PromptFoo Passes. Production Still Breaks. Here's the Gap.

#llm #testing #devops #ai

I had PromptFoo set up in CI. Evals passed on every deployment. The model still silently changed in production three weeks later — without any CI run, without any code change.

This is the gap eval frameworks don't cover. And it's not PromptFoo's fault.

What PromptFoo does (and does well)

PromptFoo is a developer-initiated eval framework. You define test cases, expected outputs, and assertions. You run it in CI on pull requests. It catches prompt regressions before you ship.

It's genuinely good at this. I use it. The model comparison feature is useful for evaluating whether you should switch from GPT-4o to GPT-4o-mini for a given use case. The CI integration is clean.

The problem it can't solve

PromptFoo runs when you trigger it. CI triggers it on a code change. You run it locally before committing.

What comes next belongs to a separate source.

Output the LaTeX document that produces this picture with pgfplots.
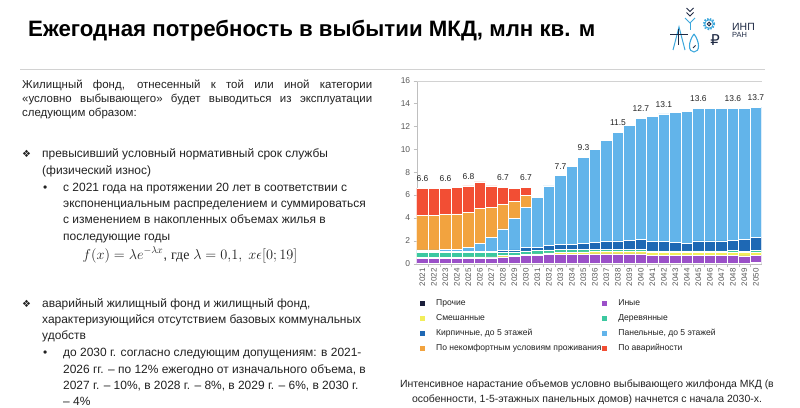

But model providers change their models without you doing anything.

No pull request. No commit. No CI trigger. The model updates server-side. Your evals are sitting in .github/workflows/ waiting for the next code change. They never run. The model has already changed.

This happened with GPT-5.2 on Feb 10, 2026, with GPT-4o-2024-08-06 (a pinned version that still received behavioral updates), with Claude 3.5 Sonnet, and with Gemini 1.5 Pro. None of these triggered a CI run. All caused production failures.

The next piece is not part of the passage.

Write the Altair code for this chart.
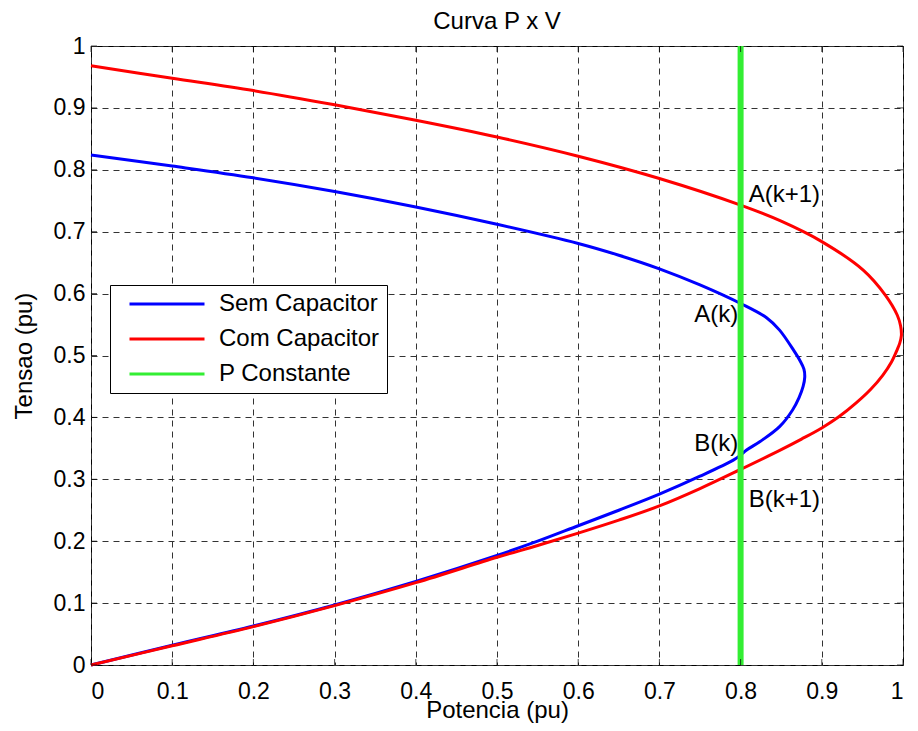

The actual failure sequence

Day 0: You ship. PromptFoo evals pass in CI.
Day 21: OpenAI updates GPT-4o behavior server-side. No announcement.
Day 21-24: JSON extraction prompt starts returning preamble text. json.loads() throws intermittently (~15% of calls).
Day 24: First user complaint.
Day 26: You trace it to a model change. Ship a fix.
Day 27: You wonder if you'll catch this next time.

PromptFoo catches regressions at step 1. It doesn't catch steps 2-6.

The fix: continuous production monitoring

I built DriftWatch to fill this gap. It runs your production prompts on a schedule, compares each result to a stored baseline, and sends a Slack or email alert when the output signature changes.

The drift score (0.0-1.0) covers: semantic similarity, format compliance (JSON validity, code wrapper presence), and instruction-following delta. Alert fires when drift crosses 0.3. Typically within an hour of a provider model update.